Analyse de bandes vidéo

Les conclusions de l’étude ont été présentées à la direction du ministère des Transports du Québec (MTQ) en 2011, dans un document d’une centaine de pages, afin de se pencher sur l’efficacité des lignes pleines qui se multipliaient sur le territoire au début des années 2000. Des lignes de marquage qui sont apparues à l’entrée et à la sortie des autoroutes, sans explications. C’était à la demande du MTQ, ont précisé les chercheurs.

Afin de parvenir à tirer des conclusions et d’énoncer des recommandations au MTQ, les chercheurs ont notamment analysé des journées complètes de circulation sur bande vidéo, avec et sans ligne pleine prolongée sur différentes autoroutes. Mais étant donné les limitations importantes des caméras du MTQ et le manque de données existantes, ont expliqué les chercheurs, ils ont construit un outil de collecte de données.

Ils en ont tiré six grandes conclusions, dont une sur la gravité des accidents.

La présence de la ligne n’a pas de répercussions tangibles sur la gravité des accidents. Que les sites soient avec ou sans ligne, les configurations d’accidents sont similaires en gravité sur tous les sites.

Extrait du rapport d’experts en génie civil

« Rôle marginal » pour la sécurité

Au fil de ses travaux, l’expert Nicolas Saunier a noté qu’il y avait une croyance chez les corps policiers voulant que la ligne prolongée allait mieux « encadrer » ou « contrôler » les usagers de la route grâce à des contraintes supplémentaires. Mais, estime-t-il, en l’absence de gains clairs, il n’y a pas forcément de raisons de recommander son utilisation.

Ce marquage peut avoir un effet négatif sur le débit et sur la sécurité dans certaines situations. L’application sans distinction […] est fortement découragée.

Extrait du rapport d’experts en génie civil

Selon l’ingénieur de Polytechnique, d’autres études seraient nécessaires pour définir la configuration d’une ligne qui permettrait clairement de réduire la probabilité de collision et les interactions dangereuses entre les véhicules. Pour l’instant, son équipe n’a pu que conclure que le marquage supplémentaire ne joue qu’un « rôle marginal » en matière de sécurité.

« En l’absence des conclusions de l’enquête sur les causes de l’accident [sur l’autoroute 440], j’ai peur qu’on soit dans les solutions d’annonces politiques, s’inquiète M. Saunier. Il n’y a pas de preuves de l’effet positif de ce type de marquage. Ça donne l’impression qu’un accident s’est produit et qu’il faut annoncer une mesure. Moi, je dis : OK, faisons-le à la limite, ajoutons le marquage, mais effectuons un suivi, une étude sur l’impact du marquage. »
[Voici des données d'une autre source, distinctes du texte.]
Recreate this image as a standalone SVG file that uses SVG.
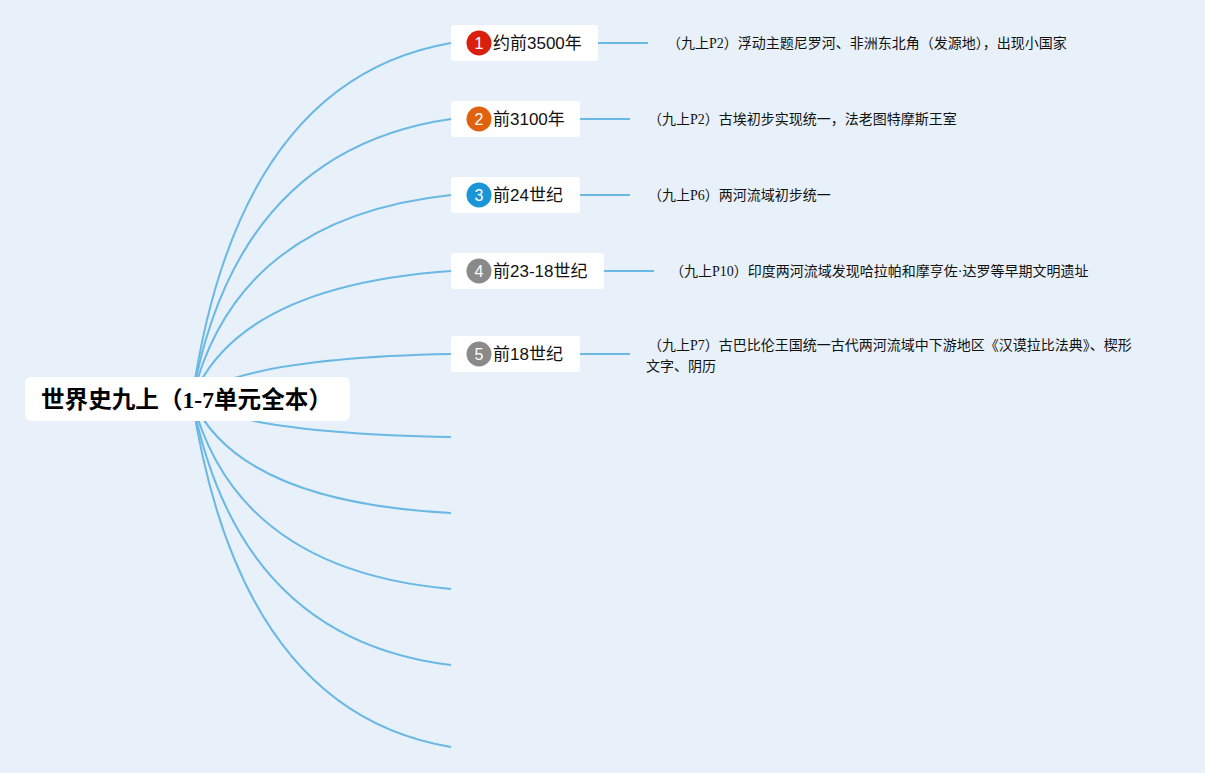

D’après l’analyse du modèle statistique, les répercussions du marquage sur la fréquence de collision est positive pour les bretelles d’entrée et négative pour les bretelles de sortie. Cependant, dans la plupart des cas, les répercussions ne sont pas statistiquement significatives. En d’autres mots, cela suggère que dans l’ensemble, ce marquage joue un rôle marginal en matière de sécurité.

Extrait du rapport d’experts en génie civil

Au ministère des Transports, on n’a pas indiqué si le rapport des experts ingénieurs avait été soumis au ministre avant l’annonce d’un nouveau marquage au sol sur la voie de desserte menant à l’autoroute 440 Ouest. En 2011, il avait été présenté à la direction du soutien aux opérations du MTQ.

Trois blessés hors de danger

Les trois personnes dont on craignait pour la vie après l’accident de lundi sur l’autoroute 440 Ouest sont maintenant hors de danger, a annoncé la Sûreté du Québec (SQ) hier matin. L’accident a fait quatre morts et une quinzaine de blessés. Selon les premiers éléments, un véhicule lourd aurait embouti un véhicule de promenade, provoquant les collisions subséquentes. Plusieurs hypothèses sont analysées par les enquêteurs, notamment une distraction du camionneur, peut-être due à l’utilisation d’un cellulaire.